Exercise → Reproduce the lines of the material exactly, excluding every image.

Data section →

-=-=-

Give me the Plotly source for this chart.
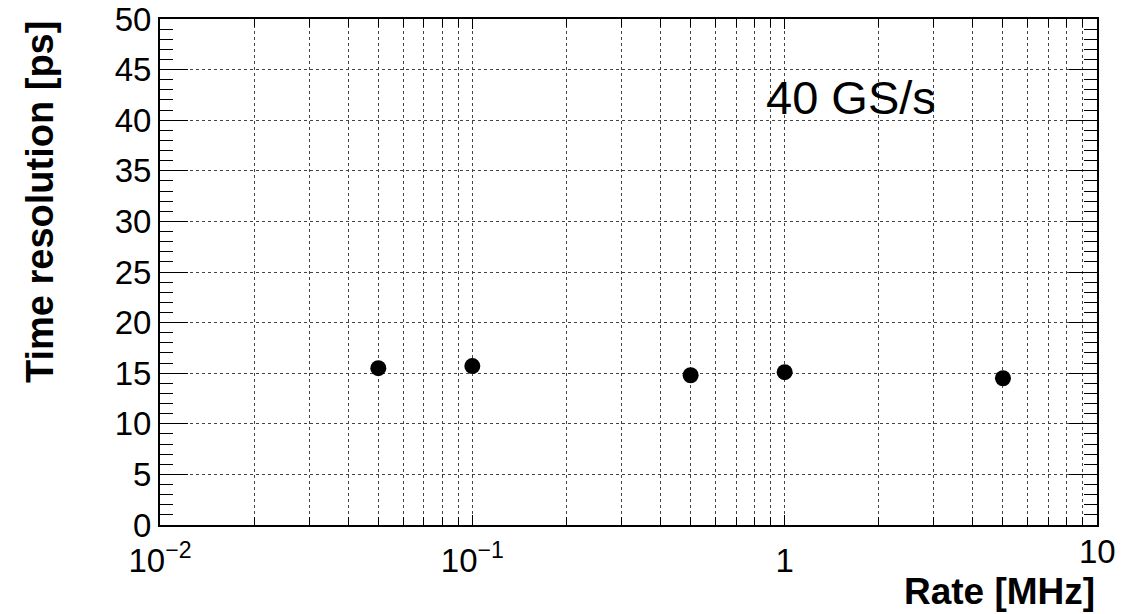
import plotly.graph_objects as go

rate_mhz = [0.05, 0.1, 0.5, 1.0, 5.0]
time_res_ps = [15.5, 15.7, 14.8, 15.1, 14.5]

x_major_vals = [0.01, 0.1, 1]
x_major_text = ["10<sup>−2</sup>", "10<sup>−1</sup>", "1"]
x_minor_vals = [0.02, 0.03, 0.04, 0.05, 0.06, 0.07, 0.08, 0.09,
                0.2, 0.3, 0.4, 0.5, 0.6, 0.7, 0.8, 0.9,
                2, 3, 4, 5, 6, 7, 8, 9, 10]
x_last_label = "10"

y_tick_vals = [0, 5, 10, 15, 20, 25, 30, 35, 40, 45, 50]
y_tick_text = [str(v) for v in y_tick_vals]

FONT = "Liberation Sans, Arial, Helvetica, sans-serif"
GRID = "#444444"

fig = go.Figure()
fig.add_trace(go.Scatter(
    x=rate_mhz, y=time_res_ps, mode="markers",
    marker=dict(color="black", size=16, symbol="circle"),
    showlegend=False,
))

fig.update_layout(
    width=1137, height=614,
    margin=dict(l=160, r=40, t=19, b=89, autoexpand=False),
    paper_bgcolor="white", plot_bgcolor="white",
    font=dict(family=FONT, color="black"),
    xaxis=dict(
        type="log", range=[-2, 1],
        tickmode="array", tickvals=x_major_vals, ticktext=x_major_text,
        ticks="inside", ticklen=10, tickwidth=1, tickcolor="black",
        showline=True, linecolor="black", linewidth=2, mirror="ticks",
        showgrid=True, gridcolor=GRID, griddash="dot", gridwidth=1,
        tickfont=dict(size=33, family=FONT),
        ticklabeloverflow="allow", automargin=False, ticklabelstandoff=5,
        minor=dict(tickmode="array", tickvals=x_minor_vals, ticks="inside", ticklen=8,
                   tickwidth=1, tickcolor="black", showgrid=True,
                   gridcolor=GRID, griddash="dot", gridwidth=1),
        zeroline=False,
    ),
    yaxis=dict(
        range=[0, 50],
        tickmode="array", tickvals=y_tick_vals, ticktext=y_tick_text,
        ticks="inside", ticklen=28, tickwidth=1, tickcolor="black",
        showline=True, linecolor="black", linewidth=2, mirror="ticks",
        showgrid=True, gridcolor=GRID, griddash="dot", gridwidth=1,
        tickfont=dict(size=33, family=FONT),
        ticklabeloverflow="allow", automargin=False,
        minor=dict(dtick=1, ticks="inside", ticklen=13, tickwidth=1, tickcolor="black", showgrid=False),
        zeroline=False,
    ),
)

# last decade label sits raised, as in the ROOT original
fig.add_annotation(
    text=x_last_label, xref="x", yref="paper", x=1, y=-0.052,
    xanchor="center", yanchor="middle", showarrow=False,
    font=dict(size=33, family=FONT, color="black"),
)
fig.add_annotation(
    text="<b>Time resolution [ps]</b>", textangle=-90,
    xref="paper", yref="paper", x=-0.128, y=1.0,
    xanchor="center", yanchor="top", showarrow=False,
    font=dict(size=38, family=FONT, color="black"),
)
fig.add_annotation(
    text="<b>Rate [MHz]</b>",
    xref="paper", yref="paper", x=1.0, y=-0.176,
    xanchor="right", yanchor="bottom", showarrow=False,
    font=dict(size=37, family=FONT, color="black"),
)
fig.add_annotation(
    text="40 GS/s",
    xref="paper", yref="paper", x=0.645, y=0.845,
    xanchor="left", yanchor="middle", showarrow=False,
    font=dict(size=47, family=FONT, color="black"),
)

fig.write_html("out.html")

-=-=-

Response to this exercise →
Give me the Plotly source for this chart.
import plotly.graph_objects as go

rate_mhz = [0.05, 0.1, 0.5, 1.0, 5.0]
time_res_ps = [15.5, 15.7, 14.8, 15.1, 14.5]

x_major_vals = [0.01, 0.1, 1]
x_major_text = ["10<sup>−2</sup>", "10<sup>−1</sup>", "1"]
x_minor_vals = [0.02, 0.03, 0.04, 0.05, 0.06, 0.07, 0.08, 0.09,
                0.2, 0.3, 0.4, 0.5, 0.6, 0.7, 0.8, 0.9,
                2, 3, 4, 5, 6, 7, 8, 9, 10]
x_last_label = "10"

y_tick_vals = [0, 5, 10, 15, 20, 25, 30, 35, 40, 45, 50]
y_tick_text = [str(v) for v in y_tick_vals]

FONT = "Liberation Sans, Arial, Helvetica, sans-serif"
GRID = "#444444"

fig = go.Figure()
fig.add_trace(go.Scatter(
    x=rate_mhz, y=time_res_ps, mode="markers",
    marker=dict(color="black", size=16, symbol="circle"),
    showlegend=False,
))

fig.update_layout(
    width=1137, height=614,
    margin=dict(l=160, r=40, t=19, b=89, autoexpand=False),
    paper_bgcolor="white", plot_bgcolor="white",
    font=dict(family=FONT, color="black"),
    xaxis=dict(
        type="log", range=[-2, 1],
        tickmode="array", tickvals=x_major_vals, ticktext=x_major_text,
        ticks="inside", ticklen=10, tickwidth=1, tickcolor="black",
        showline=True, linecolor="black", linewidth=2, mirror="ticks",
        showgrid=True, gridcolor=GRID, griddash="dot", gridwidth=1,
        tickfont=dict(size=33, family=FONT),
        ticklabeloverflow="allow", automargin=False, ticklabelstandoff=5,
        minor=dict(tickmode="array", tickvals=x_minor_vals, ticks="inside", ticklen=8,
                   tickwidth=1, tickcolor="black", showgrid=True,
                   gridcolor=GRID, griddash="dot", gridwidth=1),
        zeroline=False,
    ),
    yaxis=dict(
        range=[0, 50],
        tickmode="array", tickvals=y_tick_vals, ticktext=y_tick_text,
        ticks="inside", ticklen=28, tickwidth=1, tickcolor="black",
        showline=True, linecolor="black", linewidth=2, mirror="ticks",
        showgrid=True, gridcolor=GRID, griddash="dot", gridwidth=1,
        tickfont=dict(size=33, family=FONT),
        ticklabeloverflow="allow", automargin=False,
        minor=dict(dtick=1, ticks="inside", ticklen=13, tickwidth=1, tickcolor="black", showgrid=False),
        zeroline=False,
    ),
)

# last decade label sits raised, as in the ROOT original
fig.add_annotation(
    text=x_last_label, xref="x", yref="paper", x=1, y=-0.052,
    xanchor="center", yanchor="middle", showarrow=False,
    font=dict(size=33, family=FONT, color="black"),
)
fig.add_annotation(
    text="<b>Time resolution [ps]</b>", textangle=-90,
    xref="paper", yref="paper", x=-0.128, y=1.0,
    xanchor="center", yanchor="top", showarrow=False,
    font=dict(size=38, family=FONT, color="black"),
)
fig.add_annotation(
    text="<b>Rate [MHz]</b>",
    xref="paper", yref="paper", x=1.0, y=-0.176,
    xanchor="right", yanchor="bottom", showarrow=False,
    font=dict(size=37, family=FONT, color="black"),
)
fig.add_annotation(
    text="40 GS/s",
    xref="paper", yref="paper", x=0.645, y=0.845,
    xanchor="left", yanchor="middle", showarrow=False,
    font=dict(size=47, family=FONT, color="black"),
)

fig.write_html("out.html")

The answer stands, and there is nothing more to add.